-- EXERCISE --
Output the first line of the listing and each line after it, up to and including the line that contains "hier nicht ausgewiesen.'];", exactly as written, minus the pictures.

>> start PROVIDED DATA

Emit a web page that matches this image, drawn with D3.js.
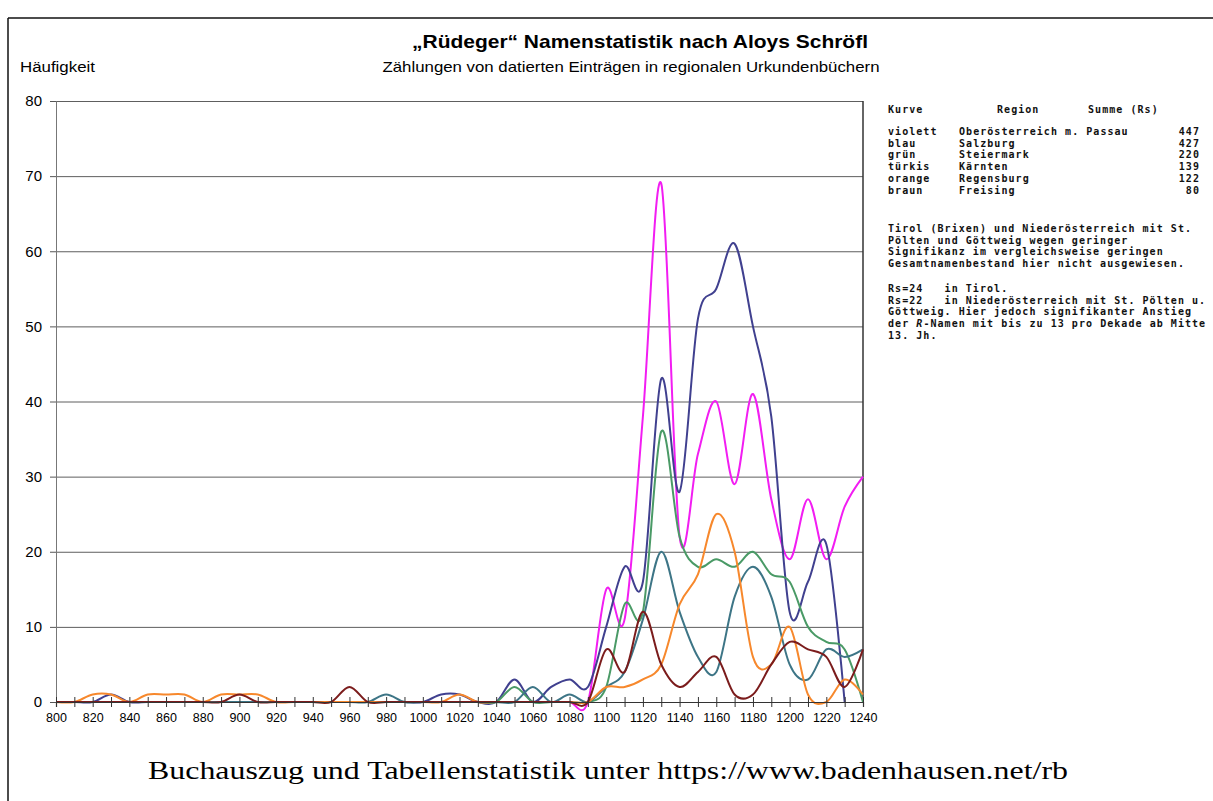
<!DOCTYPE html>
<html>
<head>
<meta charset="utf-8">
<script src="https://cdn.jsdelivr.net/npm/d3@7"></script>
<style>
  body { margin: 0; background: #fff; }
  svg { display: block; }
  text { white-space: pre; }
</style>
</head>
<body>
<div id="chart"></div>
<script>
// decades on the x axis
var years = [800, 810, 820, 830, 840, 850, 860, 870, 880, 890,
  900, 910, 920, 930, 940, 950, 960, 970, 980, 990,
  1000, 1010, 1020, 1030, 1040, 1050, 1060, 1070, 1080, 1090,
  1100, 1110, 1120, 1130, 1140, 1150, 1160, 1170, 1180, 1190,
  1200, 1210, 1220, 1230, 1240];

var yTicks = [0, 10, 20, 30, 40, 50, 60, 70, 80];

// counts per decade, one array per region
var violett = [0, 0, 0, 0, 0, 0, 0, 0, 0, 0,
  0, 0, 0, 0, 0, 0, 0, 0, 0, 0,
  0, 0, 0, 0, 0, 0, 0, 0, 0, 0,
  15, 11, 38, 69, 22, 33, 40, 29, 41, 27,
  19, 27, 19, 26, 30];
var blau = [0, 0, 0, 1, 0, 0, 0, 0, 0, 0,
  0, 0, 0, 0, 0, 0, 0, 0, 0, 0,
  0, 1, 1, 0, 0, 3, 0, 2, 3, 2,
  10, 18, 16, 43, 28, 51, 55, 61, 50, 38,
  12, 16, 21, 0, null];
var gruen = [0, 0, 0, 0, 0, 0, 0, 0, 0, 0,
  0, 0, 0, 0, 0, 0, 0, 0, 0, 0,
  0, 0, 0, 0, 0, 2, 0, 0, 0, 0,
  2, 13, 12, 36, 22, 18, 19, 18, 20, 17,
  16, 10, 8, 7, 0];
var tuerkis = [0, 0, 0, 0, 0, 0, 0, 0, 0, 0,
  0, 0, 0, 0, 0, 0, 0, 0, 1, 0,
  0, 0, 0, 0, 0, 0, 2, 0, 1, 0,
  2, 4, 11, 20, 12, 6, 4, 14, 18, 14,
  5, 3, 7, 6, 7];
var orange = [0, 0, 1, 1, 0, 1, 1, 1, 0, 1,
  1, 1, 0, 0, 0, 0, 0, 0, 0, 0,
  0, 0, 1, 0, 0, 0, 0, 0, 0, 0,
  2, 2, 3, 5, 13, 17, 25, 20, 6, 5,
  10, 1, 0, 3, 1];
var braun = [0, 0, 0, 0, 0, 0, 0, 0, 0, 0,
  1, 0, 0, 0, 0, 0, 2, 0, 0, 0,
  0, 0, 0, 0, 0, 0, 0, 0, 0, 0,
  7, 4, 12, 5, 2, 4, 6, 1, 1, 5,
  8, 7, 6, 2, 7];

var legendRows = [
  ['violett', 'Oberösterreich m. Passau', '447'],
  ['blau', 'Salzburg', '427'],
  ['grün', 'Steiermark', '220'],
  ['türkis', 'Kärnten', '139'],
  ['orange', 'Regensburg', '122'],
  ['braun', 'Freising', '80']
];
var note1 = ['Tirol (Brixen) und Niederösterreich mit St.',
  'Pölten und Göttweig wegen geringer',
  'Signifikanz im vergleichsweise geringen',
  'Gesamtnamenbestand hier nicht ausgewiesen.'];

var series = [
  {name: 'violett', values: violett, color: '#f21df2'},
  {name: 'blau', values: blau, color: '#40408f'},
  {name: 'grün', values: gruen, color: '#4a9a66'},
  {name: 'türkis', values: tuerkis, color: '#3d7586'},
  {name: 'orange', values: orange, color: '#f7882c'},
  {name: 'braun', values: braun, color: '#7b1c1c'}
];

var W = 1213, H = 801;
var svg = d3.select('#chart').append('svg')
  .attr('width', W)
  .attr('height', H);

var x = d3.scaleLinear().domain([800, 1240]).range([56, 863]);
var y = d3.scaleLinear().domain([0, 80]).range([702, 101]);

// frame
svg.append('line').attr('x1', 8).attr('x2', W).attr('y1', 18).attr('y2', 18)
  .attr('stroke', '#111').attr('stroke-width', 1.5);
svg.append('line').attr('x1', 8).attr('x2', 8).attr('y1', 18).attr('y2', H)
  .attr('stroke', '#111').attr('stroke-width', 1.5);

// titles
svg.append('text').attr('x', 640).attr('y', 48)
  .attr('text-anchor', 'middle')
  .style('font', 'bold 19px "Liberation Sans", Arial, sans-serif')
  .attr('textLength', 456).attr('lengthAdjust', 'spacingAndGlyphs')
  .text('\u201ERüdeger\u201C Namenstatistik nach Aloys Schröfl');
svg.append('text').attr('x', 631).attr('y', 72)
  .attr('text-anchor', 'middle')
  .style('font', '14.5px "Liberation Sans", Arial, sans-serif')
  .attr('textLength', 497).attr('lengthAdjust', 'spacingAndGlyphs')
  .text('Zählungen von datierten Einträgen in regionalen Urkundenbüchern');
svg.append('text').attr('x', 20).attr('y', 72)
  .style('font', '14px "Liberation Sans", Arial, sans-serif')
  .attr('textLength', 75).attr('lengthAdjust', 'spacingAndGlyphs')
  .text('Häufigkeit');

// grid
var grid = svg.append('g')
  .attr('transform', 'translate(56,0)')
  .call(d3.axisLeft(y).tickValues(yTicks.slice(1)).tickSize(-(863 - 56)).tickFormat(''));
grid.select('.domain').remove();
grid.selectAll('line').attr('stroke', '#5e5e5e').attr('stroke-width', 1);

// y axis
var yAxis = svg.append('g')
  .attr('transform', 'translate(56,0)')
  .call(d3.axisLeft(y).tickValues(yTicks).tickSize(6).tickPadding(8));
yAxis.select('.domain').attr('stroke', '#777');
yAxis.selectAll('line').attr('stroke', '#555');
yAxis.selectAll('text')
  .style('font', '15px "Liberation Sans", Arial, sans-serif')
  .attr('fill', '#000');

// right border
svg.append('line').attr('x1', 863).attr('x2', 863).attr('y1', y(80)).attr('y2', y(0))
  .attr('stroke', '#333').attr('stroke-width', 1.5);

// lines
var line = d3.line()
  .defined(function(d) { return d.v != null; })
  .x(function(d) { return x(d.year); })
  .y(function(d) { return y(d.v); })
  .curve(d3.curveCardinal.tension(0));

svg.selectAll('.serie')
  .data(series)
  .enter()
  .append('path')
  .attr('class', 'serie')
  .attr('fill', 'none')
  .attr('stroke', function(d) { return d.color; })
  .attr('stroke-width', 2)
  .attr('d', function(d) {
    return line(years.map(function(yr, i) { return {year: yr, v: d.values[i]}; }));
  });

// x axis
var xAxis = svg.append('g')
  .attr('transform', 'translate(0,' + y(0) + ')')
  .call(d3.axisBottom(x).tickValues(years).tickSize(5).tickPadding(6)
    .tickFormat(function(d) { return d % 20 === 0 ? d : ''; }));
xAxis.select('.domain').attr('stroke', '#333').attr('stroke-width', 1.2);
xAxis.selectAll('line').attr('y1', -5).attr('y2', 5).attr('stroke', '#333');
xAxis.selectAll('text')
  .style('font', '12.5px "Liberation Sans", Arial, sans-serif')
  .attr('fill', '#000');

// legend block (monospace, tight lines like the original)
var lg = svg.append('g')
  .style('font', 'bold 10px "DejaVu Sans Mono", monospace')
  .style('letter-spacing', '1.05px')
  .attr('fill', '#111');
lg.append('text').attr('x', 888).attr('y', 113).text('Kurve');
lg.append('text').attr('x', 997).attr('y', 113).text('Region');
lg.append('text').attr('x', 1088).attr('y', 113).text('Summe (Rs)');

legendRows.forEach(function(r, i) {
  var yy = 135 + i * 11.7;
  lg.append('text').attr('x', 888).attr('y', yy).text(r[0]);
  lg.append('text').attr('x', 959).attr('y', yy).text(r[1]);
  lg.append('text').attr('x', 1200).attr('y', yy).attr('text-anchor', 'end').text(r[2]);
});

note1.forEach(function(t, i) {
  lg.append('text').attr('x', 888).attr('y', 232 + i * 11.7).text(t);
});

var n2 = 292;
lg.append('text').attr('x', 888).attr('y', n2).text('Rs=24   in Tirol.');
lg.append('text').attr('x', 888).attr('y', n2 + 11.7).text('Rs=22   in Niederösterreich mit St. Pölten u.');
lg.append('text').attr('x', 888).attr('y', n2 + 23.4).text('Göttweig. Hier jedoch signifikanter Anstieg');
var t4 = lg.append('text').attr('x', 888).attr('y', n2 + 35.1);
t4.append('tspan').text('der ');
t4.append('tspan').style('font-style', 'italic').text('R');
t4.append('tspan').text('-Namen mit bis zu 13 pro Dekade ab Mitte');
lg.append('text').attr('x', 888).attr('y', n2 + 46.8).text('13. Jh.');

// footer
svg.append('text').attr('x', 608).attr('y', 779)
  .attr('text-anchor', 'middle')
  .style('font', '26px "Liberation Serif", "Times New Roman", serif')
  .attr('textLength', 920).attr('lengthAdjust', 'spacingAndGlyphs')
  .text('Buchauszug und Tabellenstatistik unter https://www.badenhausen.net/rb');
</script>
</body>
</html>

>> end PROVIDED DATA

-- OUTPUT FOR THIS EXERCISE --
Emit a web page that matches this image, drawn with D3.js.
<!DOCTYPE html>
<html>
<head>
<meta charset="utf-8">
<script src="https://cdn.jsdelivr.net/npm/d3@7"></script>
<style>
  body { margin: 0; background: #fff; }
  svg { display: block; }
  text { white-space: pre; }
</style>
</head>
<body>
<div id="chart"></div>
<script>
// decades on the x axis
var years = [800, 810, 820, 830, 840, 850, 860, 870, 880, 890,
  900, 910, 920, 930, 940, 950, 960, 970, 980, 990,
  1000, 1010, 1020, 1030, 1040, 1050, 1060, 1070, 1080, 1090,
  1100, 1110, 1120, 1130, 1140, 1150, 1160, 1170, 1180, 1190,
  1200, 1210, 1220, 1230, 1240];

var yTicks = [0, 10, 20, 30, 40, 50, 60, 70, 80];

// counts per decade, one array per region
var violett = [0, 0, 0, 0, 0, 0, 0, 0, 0, 0,
  0, 0, 0, 0, 0, 0, 0, 0, 0, 0,
  0, 0, 0, 0, 0, 0, 0, 0, 0, 0,
  15, 11, 38, 69, 22, 33, 40, 29, 41, 27,
  19, 27, 19, 26, 30];
var blau = [0, 0, 0, 1, 0, 0, 0, 0, 0, 0,
  0, 0, 0, 0, 0, 0, 0, 0, 0, 0,
  0, 1, 1, 0, 0, 3, 0, 2, 3, 2,
  10, 18, 16, 43, 28, 51, 55, 61, 50, 38,
  12, 16, 21, 0, null];
var gruen = [0, 0, 0, 0, 0, 0, 0, 0, 0, 0,
  0, 0, 0, 0, 0, 0, 0, 0, 0, 0,
  0, 0, 0, 0, 0, 2, 0, 0, 0, 0,
  2, 13, 12, 36, 22, 18, 19, 18, 20, 17,
  16, 10, 8, 7, 0];
var tuerkis = [0, 0, 0, 0, 0, 0, 0, 0, 0, 0,
  0, 0, 0, 0, 0, 0, 0, 0, 1, 0,
  0, 0, 0, 0, 0, 0, 2, 0, 1, 0,
  2, 4, 11, 20, 12, 6, 4, 14, 18, 14,
  5, 3, 7, 6, 7];
var orange = [0, 0, 1, 1, 0, 1, 1, 1, 0, 1,
  1, 1, 0, 0, 0, 0, 0, 0, 0, 0,
  0, 0, 1, 0, 0, 0, 0, 0, 0, 0,
  2, 2, 3, 5, 13, 17, 25, 20, 6, 5,
  10, 1, 0, 3, 1];
var braun = [0, 0, 0, 0, 0, 0, 0, 0, 0, 0,
  1, 0, 0, 0, 0, 0, 2, 0, 0, 0,
  0, 0, 0, 0, 0, 0, 0, 0, 0, 0,
  7, 4, 12, 5, 2, 4, 6, 1, 1, 5,
  8, 7, 6, 2, 7];

var legendRows = [
  ['violett', 'Oberösterreich m. Passau', '447'],
  ['blau', 'Salzburg', '427'],
  ['grün', 'Steiermark', '220'],
  ['türkis', 'Kärnten', '139'],
  ['orange', 'Regensburg', '122'],
  ['braun', 'Freising', '80']
];
var note1 = ['Tirol (Brixen) und Niederösterreich mit St.',
  'Pölten und Göttweig wegen geringer',
  'Signifikanz im vergleichsweise geringen',
  'Gesamtnamenbestand hier nicht ausgewiesen.'];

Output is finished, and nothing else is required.